Effect of Graphite Nanoplatelets Content and Distribution on the Electromagnetic Shielding Attenuation Mechanisms in 2D Nanocomposites

Abstract

Bidimensional nanomaterials, such as graphene, respond to the rising demand for electromagnetic interference (EMI) shielding materials, followed by the advancements in wireless technology and increased signal sensitivity in electronic devices, especially for the safety of aircraft and other structures. Lightweight nanocomposites reinforced with 2D carbonaceous nanofillers can replace metals thanks to their ability to attenuate electromagnetic waves and low susceptibility to corrosion. In this work, the EMI shielding properties in the X band (8–12 GHz) of high content graphene nanoplatelets (GNPs) nanocomposites have been investigated. Both the effect of filler content and the nanoarchitecture have been studied.
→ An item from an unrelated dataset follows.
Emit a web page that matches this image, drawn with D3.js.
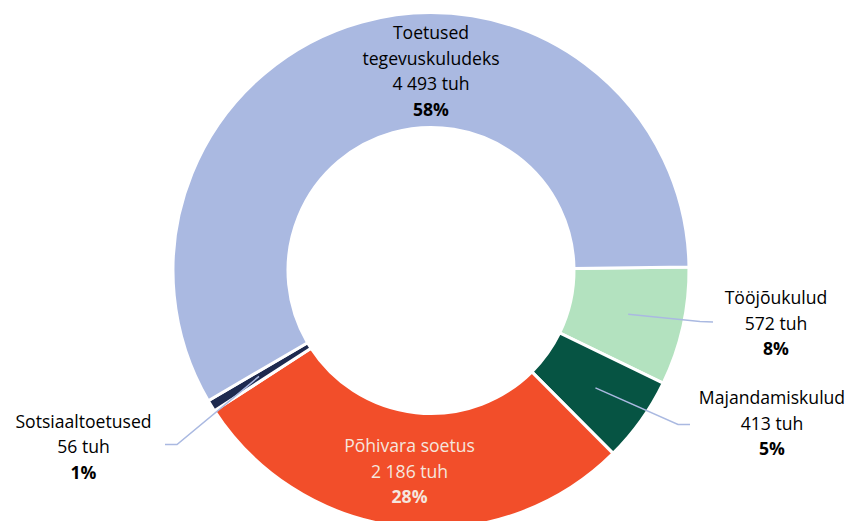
<!DOCTYPE html>
<html><head><meta charset="utf-8">
<script src="https://cdn.jsdelivr.net/npm/d3@7"></script>
<style>body{margin:0;background:#fff}svg{display:block}text{font-family:"Open Sans",sans-serif}</style>
</head><body>
<svg id="c" width="855" height="521"></svg>
<script>
const categories = ["Tööjõukulud","Majandamiskulud","Põhivara soetus","Sotsiaaltoetused","Toetused tegevuskuludeks"];
const values = [572, 413, 2186, 56, 4493];
const valueLabels = ["572 tuh","413 tuh","2 186 tuh","56 tuh","4 493 tuh"];
const percentLabels = ["8%","5%","28%","1%","58%"];
const colors = ["#B3E2BF","#065443","#F24E2A","#1E2A4F","#AAB9E1"];

const W=855,H=521, cx=431, cy=270.5, R=258, r=143, leaderR=202;
const startDeg = 89.2;
const svg = d3.select("#c");
const g = svg.append("g").attr("transform",`translate(${cx},${cy})`);
const pie = d3.pie().sort(null).value(d=>d)
  .startAngle(startDeg*Math.PI/180).endAngle((startDeg+360)*Math.PI/180);
const arcs = pie(values);
const arc = d3.arc().innerRadius(r).outerRadius(R);
const mid = d3.arc().innerRadius(leaderR).outerRadius(leaderR);

g.selectAll("path.s").data(arcs).enter().append("path")
  .attr("d",arc).attr("fill",(d,i)=>colors[i])
  .attr("stroke","#fff").attr("stroke-width",3).attr("stroke-linejoin","miter");

// label layout (absolute page positions of label centres / leader ends)
const labelPos = [
  {x:776, y:298, lines:["Tööjõukulud"], leader:[[700,321.5],[713,322]]},
  {x:772, y:398, lines:["Majandamiskulud"], leader:[[678,424.5],[690,424.5]]},
  {x:null, y:null, lines:["Põhivara soetus"], inside:true, fill:"#F5E6DE"},
  {x:83.5, y:421.5, lines:["Sotsiaaltoetused"], leader:[[177,444.5],[165,444.5]]},
  {x:431, y:33, lines:["Toetused","tegevuskuludeks"]}
];
const lh = 25.5;
const lineColor = "#AAB9E1";

arcs.forEach((a,i)=>{
  const L = labelPos[i];
  const c = mid.centroid(a);
  if (L.leader){
    const pts = [[c[0]+cx,c[1]+cy]].concat(L.leader);
    svg.append("path").attr("d",d3.line()(pts)).attr("fill","none")
      .attr("stroke",lineColor).attr("stroke-width",1.5);
  }
  let x=L.x, y=L.y;
  if (L.inside){ x=c[0]+cx; y=c[1]+cy-lh; }
  const lines = L.lines.concat([valueLabels[i], percentLabels[i]]);
  const t = svg.append("text").attr("text-anchor","middle")
    .attr("fill", L.fill||"#000").attr("font-size",17.6);
  lines.forEach((s,k)=>{
    t.append("tspan").attr("x",x).attr("y",y+k*lh).attr("dy","0.35em")
      .attr("font-weight", k===lines.length-1?"bold":"normal").text(s);
  });
});
</script>
</body></html>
For this purpose, two different configurations have been considered, compact and porous, varying the filler content (from 10 wt% to 90 wt%) and the thickness of the samples. Specifically, four different systems have been tested: thin (i) and thick (ii) compact laminates and thin (iii) and thick (iv) porous coatings. The morphology of the material significantly influences its electromagnetic response in terms of reflection and absorption capacity. Maximum effective absorption of 80% was found for disordered structures, while a maximum reflection of about 90% was found for system highly aligned structures.